IFFI has the potential to be No 1 in Asia: Shankar Mohan
And he been director of IFFI for five years now, and in an email interview with HT, on the eve of the festival, starting on November 20 in Panaji, Shankar Mohan spoke about how the prestigious annual cinematic event had evolved over the years.india Updated: Nov 20, 2014 11:47 IST
Shankar Mohan has been part of the Directorate of Film Festivals for 25 years, which organises the International Film Festival of India (IFFI). And he been director of IFFI for five years now, and in an email interview with Hindustan Times, on the eve of the festival, starting on November 20 in Panaji, Mohan spoke about how the prestigious annual cinematic event had evolved over the years, and how he hoped it would travel further in the years to come.
Excerpts from the interview.
HT: You have been part of IFFI for 25 years and the last five years as the director. How have you seen the festival evolve?
Shankar Mohan: Since 1952, the vision and dream of IFFI has always been to curate and showcase the most thought-provoking and exceptional films from the world over. According to me, it was a brave attempt for a country which got its independence in 1947 to begin the culture of a movie festival and celebrate the art form of cinema. When I joined the festival in 1990, there were no computers, no fax machines and also no internet. International correspondences were sent through a telex machine. For long distance calls, we used to book trunk calls and wait for the telephone exchange to connect and call us back.

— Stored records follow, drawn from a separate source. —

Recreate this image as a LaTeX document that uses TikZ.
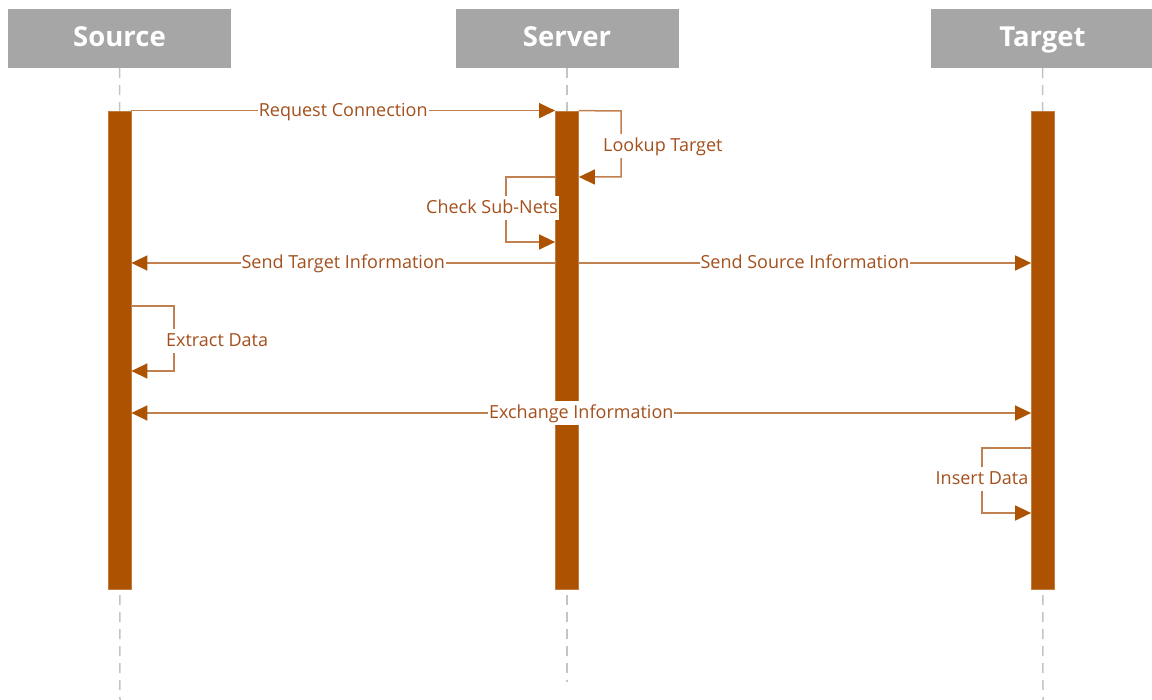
\documentclass[tikz,border=0pt]{standalone}
\usepackage{fontspec}
\setmainfont{Open Sans}
\usetikzlibrary{arrows.meta}
\definecolor{barbrown}{HTML}{AD5200}
\definecolor{linebrown}{HTML}{C08050}
\definecolor{labelbrown}{HTML}{A4501C}
\definecolor{headgray}{HTML}{A6A6A6}
\definecolor{lifegray}{HTML}{C4C4C4}
\begin{document}
\begin{tikzpicture}[x=1pt,y=-1pt,
  >={Triangle[length=16pt,width=15pt,color=barbrown]},
  header/.style={fill=headgray, text=white, font=\bfseries\fontsize{27.5}{30}\selectfont,
    minimum width=223pt, minimum height=59pt, inner sep=0pt,
    text height=20pt, text depth=3pt},
  lifeline/.style={draw=lifegray, line width=1.5pt, dash pattern=on 10pt off 7pt},
  actbar/.style={fill=barbrown, draw=barbrown!75!white, line width=0.8pt,
    minimum width=23pt, minimum height=478pt, inner sep=0pt},
  msg/.style={draw=linebrown, line width=1.5pt, ->},
  bimsg/.style={draw=linebrown, line width=1.5pt, <->},
  loopmsg/.style={draw=linebrown, line width=1.5pt, ->},
  lbl/.style={fill=white, text=labelbrown, font=\fontsize{18}{20}\selectfont,
    inner xsep=1pt, inner ysep=3pt, text height=15pt, text depth=3pt}
]
\useasboundingbox (0,0) rectangle (1152,700);

% participants
\node[header] (src) at (119.5,38.5) {Source};
\node[header] (srv) at (567,38.5) {Server};
\node[header] (tgt) at (1042.5,38.5) {Target};

% lifelines
\coordinate (srcend) at (120,700);
\coordinate (srvend) at (567,682);
\coordinate (tgtend) at (1043,700);
\draw[lifeline] (src.south) -- (srcend);
\draw[lifeline] (srv.south) -- (srvend);
\draw[lifeline] (tgt.south) -- (tgtend);

% activation bars
\node[actbar] (srcbar) at (119.5,350) {};
\node[actbar] (srvbar) at (567,350) {};
\node[actbar] (tgtbar) at (1043,350) {};

% Request Connection
\draw[msg] (srcbar.north east) -- node[lbl] {Request Connection} (srvbar.north west);

% Lookup Target (self call on server)
\draw[loopmsg] (srvbar.north east) -- (621,111) -- (621,177) -- (srvbar.east |- 0,177);
\node[lbl, anchor=west] (lookup) at (602,146) {Lookup Target};

% Check Sub-Nets (self call on server)
\draw[loopmsg] (srvbar.west |- 0,177) -- (506,177) -- (506,242) -- (srvbar.west |- 0,242);
\node[lbl] (subnets) at (492,208) {Check Sub-Nets};

% Send Target / Source Information
\draw[msg] (srvbar.west |- 0,263) -- node[lbl] {Send Target Information} (srcbar.east |- 0,263);
\draw[msg] (srvbar.east |- 0,263) -- node[lbl] {Send Source Information} (tgtbar.west |- 0,263);

% Extract Data (self call on source)
\draw[loopmsg] (srcbar.east |- 0,306) -- (174,306) -- (174,371) -- (srcbar.east |- 0,371);
\node[lbl, anchor=west] (extract) at (165,341) {Extract Data};

% Exchange Information
\draw[bimsg] (srcbar.east |- 0,413) -- node[lbl, pos=0.5] {Exchange Information} (tgtbar.west |- 0,413);

% Insert Data (self call on target)
\draw[loopmsg] (tgtbar.west |- 0,448) -- (982,448) -- (982,513) -- (tgtbar.west |- 0,513);
\node[lbl] (insert) at (982,479) {Insert Data};
\end{tikzpicture}
\end{document}
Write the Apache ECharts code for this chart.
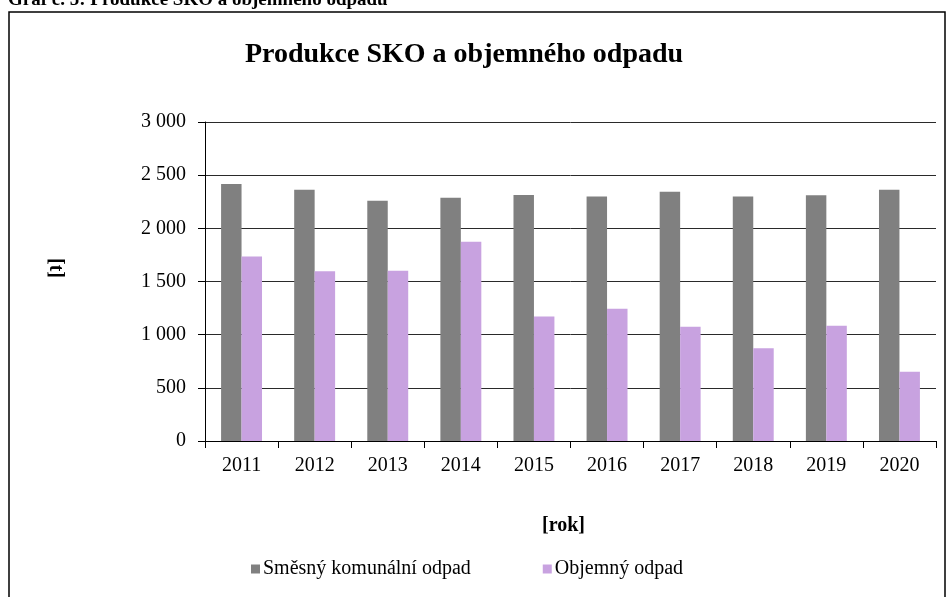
<!DOCTYPE html>
<html>
<head>
<meta charset="utf-8">
<script src="https://cdn.jsdelivr.net/npm/echarts@6/dist/echarts.min.js"></script>
<style>
  html, body { margin: 0; padding: 0; background: #fff; }
  #chart { width: 949px; height: 597px; }
</style>
</head>
<body>
<div id="chart"></div>
<script>
// data (tonnes per year)
var years = ['2011', '2012', '2013', '2014', '2015', '2016', '2017', '2018', '2019', '2020']
var smesny = [2416, 2363, 2260, 2288, 2313, 2300, 2345, 2300, 2310, 2363]
var objemny = [1735, 1597, 1601, 1874, 1170, 1243, 1075, 872, 1083, 652]
var seriesNames = ['Směsný komunální odpad', 'Objemný odpad']

var serif = '"Liberation Serif", "DejaVu Serif", serif'

function fmt (v) {
  return String(v).replace(/\B(?=(\d{3})+(?!\d))/g, ' ')
}

var myChart = echarts.init(document.getElementById('chart'))

myChart.setOption({
  animation: false,
  textStyle: { fontFamily: serif },
  graphic: [
    {
      type: 'rect',
      shape: { x: 9, y: 12, width: 936, height: 600 },
      style: { fill: 'none', stroke: '#000', lineWidth: 1.5 }
    },
    {
      type: 'text',
      left: 8,
      top: -9,
      style: {
        text: 'Graf č. 5: Produkce SKO a objemného odpadu',
        font: 'bold 19px ' + serif,
        fill: '#000'
      }
    },
    {
      type: 'text',
      x: 464,
      y: 55,
      style: {
        text: 'Produkce SKO a objemného odpadu',
        font: 'bold 28px ' + serif,
        fill: '#000',
        align: 'center',
        verticalAlign: 'middle'
      }
    },
    {
      type: 'text',
      x: 55,
      y: 268,
      rotation: -Math.PI / 2,
      style: {
        text: '[t]',
        font: 'bold 20px ' + serif,
        fill: '#000',
        align: 'center',
        verticalAlign: 'middle'
      }
    }
  ],
  legend: {
    data: seriesNames,
    left: 246,
    top: 554,
    itemWidth: 9,
    itemHeight: 9,
    itemGap: 72,
    icon: 'rect',
    textStyle: { fontFamily: serif, fontSize: 20, color: '#000', padding: [0, 0, 0, -2] }
  },
  grid: {
    left: 205,
    right: 13,
    top: 122,
    bottom: 156,
    containLabel: false
  },
  xAxis: {
    type: 'category',
    data: years,
    name: '[rok]',
    nameLocation: 'middle',
    nameGap: 75,
    nameTextStyle: { fontFamily: serif, fontSize: 20, fontWeight: 'bold', color: '#000', padding: [0, 14, 0, 0] },
    axisLine: { lineStyle: { color: '#000', width: 1 } },
    axisTick: { show: true, length: 7, alignWithLabel: false, lineStyle: { color: '#000' } },
    axisLabel: { fontFamily: serif, fontSize: 20, color: '#000', margin: 15 }
  },
  yAxis: {
    type: 'value',
    min: 0,
    max: 3000,
    interval: 500,
    axisLine: { show: true, lineStyle: { color: '#000', width: 1 } },
    axisTick: { show: true, length: 7, lineStyle: { color: '#000' } },
    axisLabel: { fontFamily: serif, fontSize: 20, color: '#000', margin: 19, formatter: fmt },
    splitLine: { lineStyle: { color: '#2a2a2a', width: 1 } }
  },
  series: [
    {
      name: seriesNames[0],
      type: 'bar',
      data: smesny,
      itemStyle: { color: '#808080' },
      barGap: '0%',
      barCategoryGap: '44%'
    },
    {
      name: seriesNames[1],
      type: 'bar',
      data: objemny,
      itemStyle: { color: '#c8a2e0' },
      barGap: '0%',
      barCategoryGap: '44%'
    }
  ]
})
</script>
</body>
</html>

For overseas calls, we needed to wait in office till very late in the night owing to time difference. There were no photocopying machines, and cyclostyle machines were instead used then. Still the team was highly motivated to pull in films from the world over. Of course, those days, we could not get many entries.
Today, the festival is one of the biggest in Asia, and for our 45th edition, beginning in a few days from now, we are expecting some 12,000 delegates with about 80 countries participating. But we still have a long way to go.
HT: Have you ever felt that there should have been greater focus on Asian cinema?
SM: IFFI started the culture of a movie festival in Asia. Our focus was always to bring in the most significant films of the world -- whether from Europe, the USA, Nordic countries, South Asia or even from India. One of the best features of IFFI has been to showcase movies from countries without any cinema industry, like, for instance, Afghanistan, Azerbaijan, Mauritania, Morocco, Sri Lanka, Taiwan, etc.
Asia was always high on our priority, and there have always been a good number of films from the region. In fact, China will be our country focus this year and the festival will be presenting a package of fine movies from there. We have also been having a section for three years called Soul of Asia, where a selection of films captures the essence, style, life and spirit of Asia.
We are introducing this year a category called, Frames: A Window on South Asian Cinema, which will screen one outstanding movie from each of the eight SAARC nations.
HT: What about Indian cinema? Do we need to promote Indian Panorama more aggressively?
SM: The section on Indian Panorama was initiated in 1978. It was intended to show some of the finest Indian films. The Panorama section has feature and non-feature categories, and the movies are chosen very carefully by a jury of highly renowned Indian film personalities, including critics. Two movies are picked from the panorama for international competition. This year, 600 submissions were made for panorama. In the final round, 26 features and 15 non-features were chosen.
HT: As a director, have you steered the festival towards a goal that you might have dreamt of or wished for?
SM: I worked for the festival for 25 years and every year I wanted to take IFFI one step ahead from its previous edition. When I took over as director, I reintroduced the Life Time Achievement Award, and introduced world competition section (with a prize money that is one of the highest among Asian movie festivals) as well as master classes and workshops for students. A category dedicated to cinema from the north-east also happened in recent years.
These are some things which I had always wanted IFFI to have.
HT: Any major festival in the world must have the right mix of content and glamour. Has IFFI been able to achieve this?
SM: Yes, without any doubt. I can say that we have been able to achieve this. But this did not happen easily. A lot of effort went into this. Over the years, you will see that IFFI has been attracting more and more entries, and we have 80 countries in this time. And some of the finest names in international cinema -- Majid Majidi, Kim Ki Duk, Peter Chan, Michael Winterbottom, Susan Sarandon and Krzysztof Zanussi - have been at IFFI. These names may not exactly be part of the glamour world, but, then, they are the ones who would add a lot of weightage to any festival.
HT: Is there a possibility that IFFI could become the number one festival in Asia, once dreamt of by the directorate?
SM: There are infinite possibilities. IFFI has the potential to become the leading festival in Asia, and one among the top in the world. In the past six decades, we have come this far, and I am sure that we will each greater heights.
HT: What are the highlights of this year's IFFI?
SM: The 45th edition has on offer 300 films. There are retrospectives of Gulzar, Jeon Soo Il (South Korea), and Mohsen Makhmalbaf (Iran), and a poster exhibition of the movies of Poland's Krzysztof Kieslowski, among other features.